I walked to New World to get my usual fix of Cookie Time cookies that I’ve slowly become addicted to. As I walked the short distance to the metro supermarket the street was filled with a sorrow sound of trumpet. As I walked past I looked into his case and saw a tiny sum totalling no more than $4. As I entered the store he began ‘Its A Wonderful Life.’
This got me thinking about the singer I saw in Auckland the other week. Like the trumpet player the daily traffic of commuters rushed past to get there buses or trains not giving a single moment of their time to stop and listen. With this opera singer I along with another did pause. He a little closer. I stayed in the shadows so I wouldn’t feel pressured into contributing to the change pot that lay before her feet and made sure that eye contact was avoidable. She was really rather good. I along with the other guy stopped and listened for several minutes. He applauded at the end but failed to contribute to her livelihood and like me went on his merry way feeling just a little better for hearing a rather beautiful poetic voice radiating from such a talent.
Today along with the trumpeter and the memory of the opera singer, I noticed a guitar player. Again people rushed on by without stopping or giving a second look. Maybe it’s just part of the general ambience of Wellington. These sounds are part of the daily mix that go into the cacophony of Wellingtons sound track. Lets be honest the blind guy on Market Street in Manchester gets no attention from me, nor does the countless other musicians that plague Manchester’s city centre. To me it’s the daily background noise and like me, maybe Wellingtonians just drown out the music with their own thoughts or are able to just ignore and think nothing of it. The strange things about cities is you only notice the silence.
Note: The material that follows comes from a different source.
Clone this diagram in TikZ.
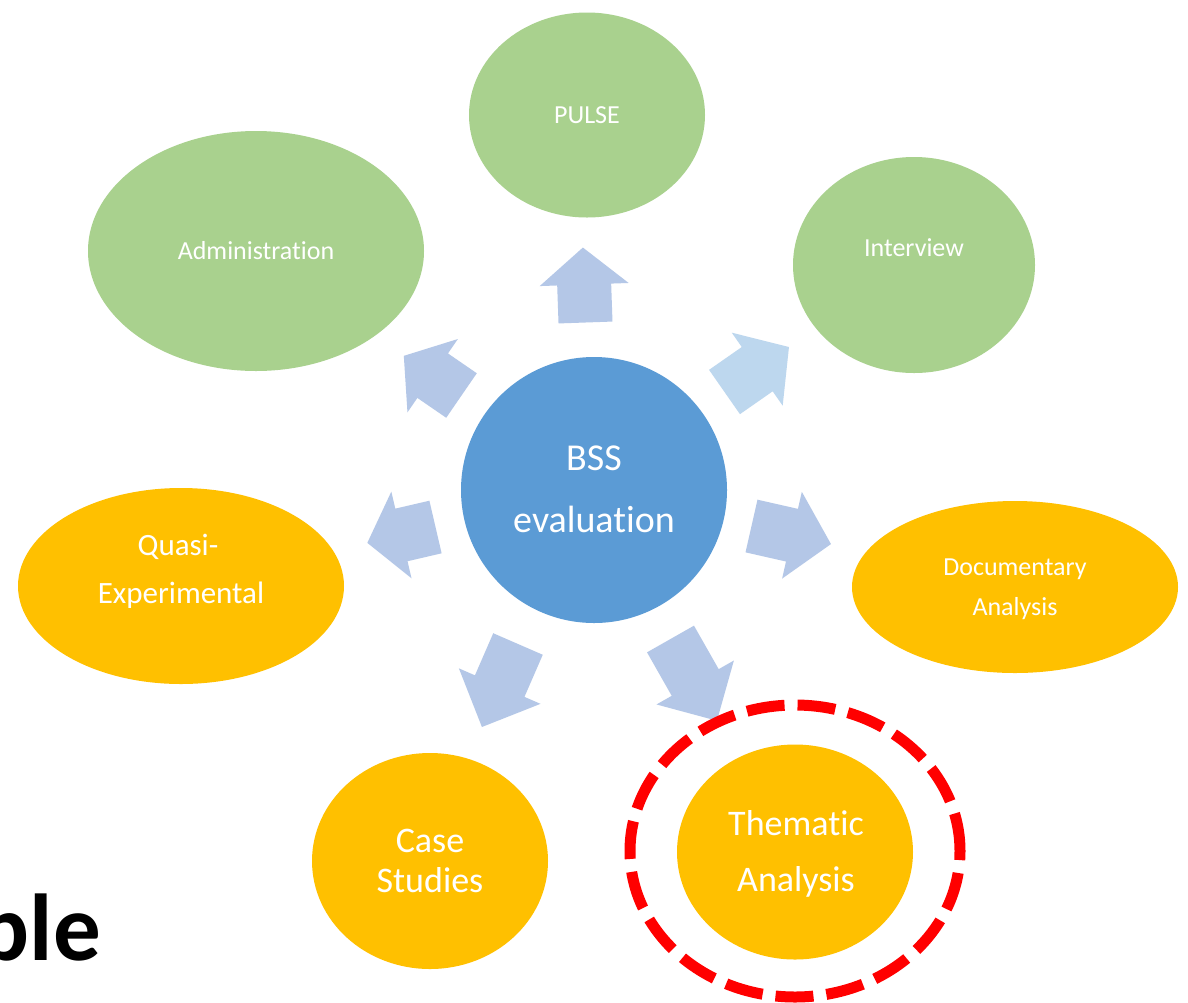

Normally I would dismiss these music beggars as well and just let the music form part of the symphony of my daily life along with car horns, sirens, alarms, engines and chatter. After all in the UK I will happily bypass and not even give a knowing glance. But after the report a couple of months ago, maybe even longer I now stop and listen.
The news article was about a violinist in a New York subway. Only one child stopped to listen who was promptly pulled away by his mother, several people discarded small change from their pockets in his general direction but no one stopped to listen. The player happened to be headlining at the theatre that night, as he was a world famous violinist and tickets for the performance were being sold for $400 plus. The point I suppose I’m making is that people pay small fortunes to listen to music being played live, but yet when it’s in the street and with no sign informing us of the musicians ability we happily walk on by. How many famous musicians or singers have we walked by and ignored only to think they were a busker. One of my favourite solo artists at te moment, regularly busks in cities that he has concerts in, and again people walk on by. Some, who knows may be attending the gig that night.
I’m just hoping that one day I’d be able to say I heard her on the corner of Queen street, or say see him, he was performing on Willis Street outside New Word the other week for free and you’ve just paid $400 to see him in a theatre.
Or maybe I will discard a bit if my lose change to say thank you.